◆ Work to complete: Find and copy every line in the records that includes the string "with".

◆ Dataset rows:
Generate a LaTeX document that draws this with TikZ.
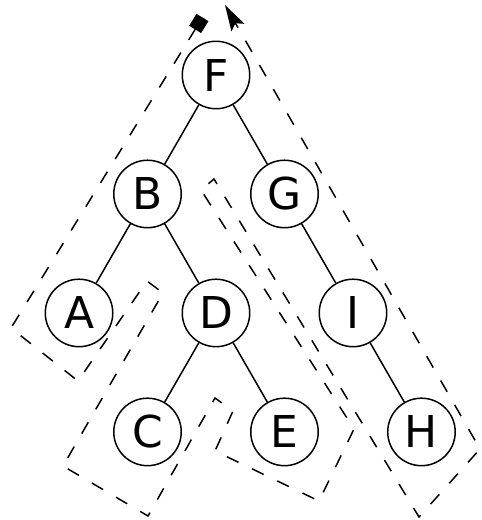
\documentclass[tikz,border=0pt]{standalone}
\usepackage{fontspec}
\setmainfont{DejaVu Sans}
\usepackage{tikz}
\usetikzlibrary{positioning,arrows.meta}

\begin{document}
\begin{tikzpicture}[x=0.02cm, y=-0.02cm, font=\fontsize{25}{30}\selectfont,
		vertex/.style={draw, circle, line width=0.85pt, minimum size=1.35cm, inner sep=0pt},
		edge/.style={line width=0.85pt},
		tour/.style={dash pattern=on 0.26cm off 0.3cm, line width=0.85pt,
		{Square[length=0.28cm,width=0.28cm]}-{Stealth[length=0.52cm,width=0.3cm,inset=0.1cm]}},
		node distance=2.38cm and 1.37cm, on grid]

		\useasboundingbox (0,0) rectangle (481,520);

		\node[vertex] (F) at (216,75) {F};
		\node[vertex, below left=of F] (B) {B};
		\node[vertex, below right=of F] (G) {G};
		\node[vertex, below left=of B] (A) {A};
		\node[vertex, below right=of B] (D) {D};
		\node[vertex, below right=of G] (I) {I};
		\node[vertex, below left=of D] (C) {C};
		\node[vertex, below right=of D] (E) {E};
		\node[vertex, below right=of I] (H) {H};

		\foreach \a/\b in {F/B, F/G, B/A, B/D, G/I, D/C, D/E, I/H}{
			\draw[edge] (\a) -- (\b);
		}

		\draw[tour] (202.5,17.5) -- (11,328) -- (78,381) -- (147,281) -- (163,293)
			-- (63,466) -- (148,516) -- (215,398) -- (233,411) -- (215,451)
			-- (319,501) -- (354,429) -- (201,190) -- (214,179) -- (419,517)
			-- (480,449) -- (225,5);
	\end{tikzpicture}
\end{document}
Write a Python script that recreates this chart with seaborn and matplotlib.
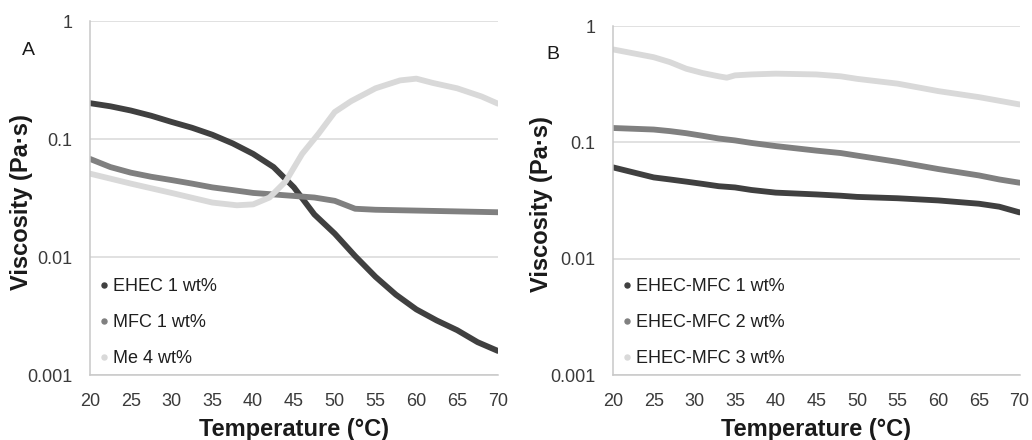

◆ Output of the task:
Generate a LaTeX document that draws this with TikZ.
Write a Python script that recreates this chart with seaborn and matplotlib.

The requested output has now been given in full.